Nel primo caso, l’affitto di azienda è assimilabile a un’operazione di finanziamento nella quale il capitale prestato è il valore dell’azienda e i canoni rappresentano la remunerazione periodica assegnata al locatore. In altre parole, è come se il proprietario prestasse alla controparte una somma di denaro (valore iniziale dell’azienda) e ricevesse una serie di remunerazioni periodiche (canoni) e, a conclusione del periodo di riferimento, la restituzione del capitale (valore finale dell’azienda). È evidente che tale situazione si verifica solamente se il capitale restituito (valore finale azienda) equivale a quello prestato (valore iniziale azienda).
In tale situazione, la formula applicabile per determinare il canone è: C = iW
Dove:
C è il canone d’affitto;
i è un tasso che riflette il rischio di inadempimento della controparte;
W è il valore dell’azienda.
Il valore dell’azienda (W) può essere calcolato secondo le metodologie accreditate in dottrina e nella pratica professionale che, con particolare riferimento alle procedure concorsuali, sono state oggetto di approfondimento anche dal CNDEC che ha pubblicato un documento al riguardo.
Il saggio “i” può essere determinato facendo riferimento, in via preliminare, al tasso free risk, al costo medio del debito dell’azienda oggetto del contratto d’affitto o al costo del capitale dell’azienda oggetto d’affitto.
Esemplificazioni
Nell’ipotesi di affitto interamente garantito, il rendimento può essere equiparato al rendimento dei titoli di Stato di pari durata (es. 3% annuo). Quindi:
W: 1.000.000
i: 3%
C: 30.000,00
In questo caso, in mancanza di rischio di credito, un canone di affitto congruo potrebbe ammontare a circa euro 30.000,00.

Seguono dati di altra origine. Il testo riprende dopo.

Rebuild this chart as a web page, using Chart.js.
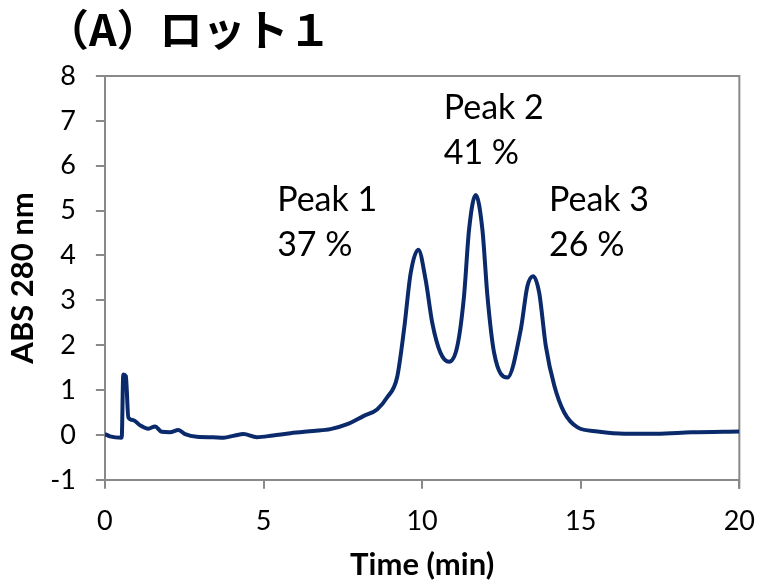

In mancanza di garanzie, a titolo esemplificativo può essere identificato il tasso di rendimento medio per il mercato italiano stimato dal Prof. Pablo Fernandez per l’anno 2024 (Rf + MRP = 9,7%).
In questo caso:
W: 1.000.000
i: 9,7%
C: 97.000.00
Il tasso di rendimento atteso aumenta in proporzione all’aumento del tasso di rendimento (rectius: di rischio) per la società. Tale tasso dovrà essere determinato in funzione dell’analisi fondamentale e del contesto economico aziendale e complessivo, affinché possa essere accettato dall’affittuario, anche in termini di sostenibilità economica.